> Objective:
Retype only what runs from the beginning of the data through the line with "import plotly.graph_objects as go"; please omit the pictures and keep every line exact.

[start of Dataset content]

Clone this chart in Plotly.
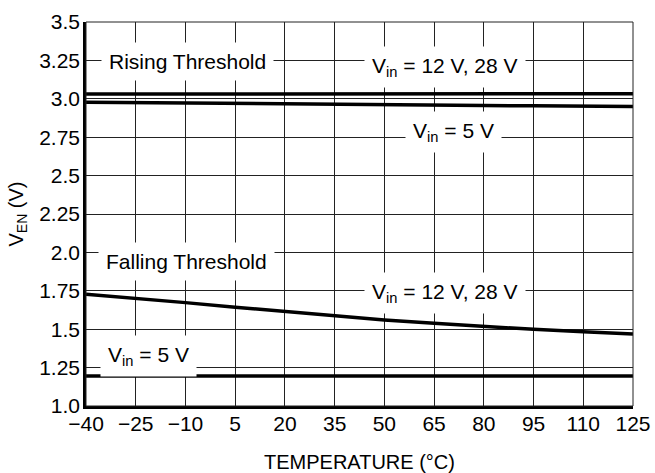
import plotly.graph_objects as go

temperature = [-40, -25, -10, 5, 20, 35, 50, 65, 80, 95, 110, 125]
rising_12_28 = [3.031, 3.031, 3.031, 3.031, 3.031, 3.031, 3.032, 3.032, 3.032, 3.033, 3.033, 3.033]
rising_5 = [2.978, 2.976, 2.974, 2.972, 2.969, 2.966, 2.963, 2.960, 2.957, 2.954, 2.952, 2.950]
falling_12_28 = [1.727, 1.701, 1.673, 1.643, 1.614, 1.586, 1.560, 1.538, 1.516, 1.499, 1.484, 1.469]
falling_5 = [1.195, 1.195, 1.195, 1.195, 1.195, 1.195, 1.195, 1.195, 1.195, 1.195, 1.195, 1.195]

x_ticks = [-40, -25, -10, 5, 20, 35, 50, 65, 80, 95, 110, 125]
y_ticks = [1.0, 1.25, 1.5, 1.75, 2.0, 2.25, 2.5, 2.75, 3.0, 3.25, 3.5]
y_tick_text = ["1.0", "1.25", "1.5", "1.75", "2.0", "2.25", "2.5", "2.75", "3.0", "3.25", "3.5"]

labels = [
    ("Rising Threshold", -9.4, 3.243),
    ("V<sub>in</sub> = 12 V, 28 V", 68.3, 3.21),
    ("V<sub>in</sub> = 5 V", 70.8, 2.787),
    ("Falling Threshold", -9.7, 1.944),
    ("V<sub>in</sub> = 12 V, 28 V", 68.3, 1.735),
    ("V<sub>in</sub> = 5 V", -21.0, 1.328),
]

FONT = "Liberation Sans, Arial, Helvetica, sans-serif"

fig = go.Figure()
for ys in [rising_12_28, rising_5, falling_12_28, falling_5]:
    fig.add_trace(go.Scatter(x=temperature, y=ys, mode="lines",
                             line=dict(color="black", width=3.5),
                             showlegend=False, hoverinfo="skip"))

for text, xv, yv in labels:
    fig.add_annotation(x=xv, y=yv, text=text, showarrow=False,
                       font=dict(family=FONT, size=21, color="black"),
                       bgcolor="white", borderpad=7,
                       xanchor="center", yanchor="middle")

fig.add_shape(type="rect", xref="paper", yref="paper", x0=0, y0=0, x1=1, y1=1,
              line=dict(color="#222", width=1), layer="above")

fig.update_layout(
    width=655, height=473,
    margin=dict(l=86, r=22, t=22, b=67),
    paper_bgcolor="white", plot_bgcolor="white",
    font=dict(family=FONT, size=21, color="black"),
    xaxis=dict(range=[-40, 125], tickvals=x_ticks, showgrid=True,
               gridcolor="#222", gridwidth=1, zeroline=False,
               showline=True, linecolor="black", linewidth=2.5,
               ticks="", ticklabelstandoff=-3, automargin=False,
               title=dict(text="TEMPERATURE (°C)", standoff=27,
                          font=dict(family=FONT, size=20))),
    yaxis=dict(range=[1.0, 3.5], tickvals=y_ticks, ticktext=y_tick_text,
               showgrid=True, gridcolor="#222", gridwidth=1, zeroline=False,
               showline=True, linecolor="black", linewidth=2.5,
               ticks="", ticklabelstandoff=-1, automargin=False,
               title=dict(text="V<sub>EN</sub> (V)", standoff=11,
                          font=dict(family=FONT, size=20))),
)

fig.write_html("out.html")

[end of Dataset content]

> Solution:
Clone this chart in Plotly.
import plotly.graph_objects as go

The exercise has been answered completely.